With the poor Patriots drafting record overall, what’s to lose? Not much. Gilmore’s leaving would open up a raft of cap space to boot.  Watson’s worth whatever they have to put on the table. Period. He’s terrific and only 25 years old. That’s a foundation piece plain and simple.

With Watson in the fold, the biggest question on the team’s most important player is solved. Done and dusted. Watson is the guy and it’s being suggested that the Patriots may be players in that market. This is a no-brainer for a bunch of reasons.

Although, with former New England personnel guy Nick Caserio running Houston’s personnel operation and Watson reportedly unhappy, the stars may be aligning for just such a move, if New England is wise enough, aggressive enough to just make it happen.

A haul of three No. 1 picks and more would be a nice place for Caserio to start reshaping the Texans in a big way. For New England, it would be amazing but with this personnel operation, it’s unlikely.

A previous article also outlined another possible top-shelf solution to the Patriots’ quarterback dilemma, trading for Russell Wilson.

Take your pick, Watson or Wilson. For whatever it takes. What Patriots fan could look at acquiring either as anything but a massive move, unlike any perhaps in the history of the franchise? That’s why either is unlikely.

Although Belichick coached a loser in 2020, does he actually have the grit to roll the dice and trade away a boatload of picks to get a real leader and winner? Again, it seems doubtful.

The franchise suffered a supreme put-down and embarrassment when the quarterback they rejected just won another Super Bowl. Yet, it just doesn’t seem that this team, in compete need of a total overhaul would have the moxie to be extremely aggressive as suggested by the great Tom Curran, tremendously ambitious, and just plain gutsy enough to make this type of move.

The old saying goes, “nothing ventured, nothing gained”. This team has every incentive to venture into unknown waters to pay the freight for a top quarterback, without whom they will be toast again in 2021.
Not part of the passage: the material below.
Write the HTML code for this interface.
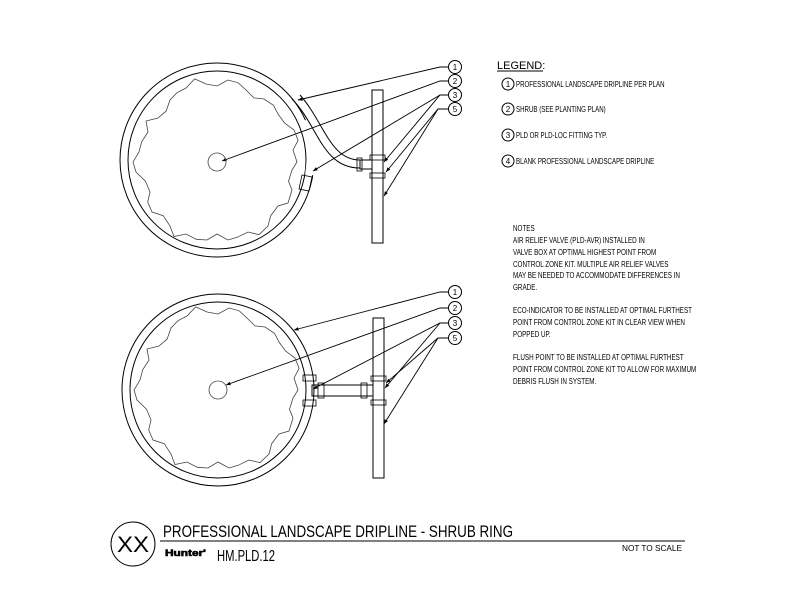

Everything to gain, and nothing to lose. Draft picks should be considered as just fodder for waste by Patriots’ fans. Their track record is abysmal, especially in the first three rounds. Trading three firsts would have few negative ramifications.

Absent one of these two deals, the only hope is to trade a bundle of picks to move up in the draft or otherwise select a quarterback high. Those are the only viable options. But Watson is the one.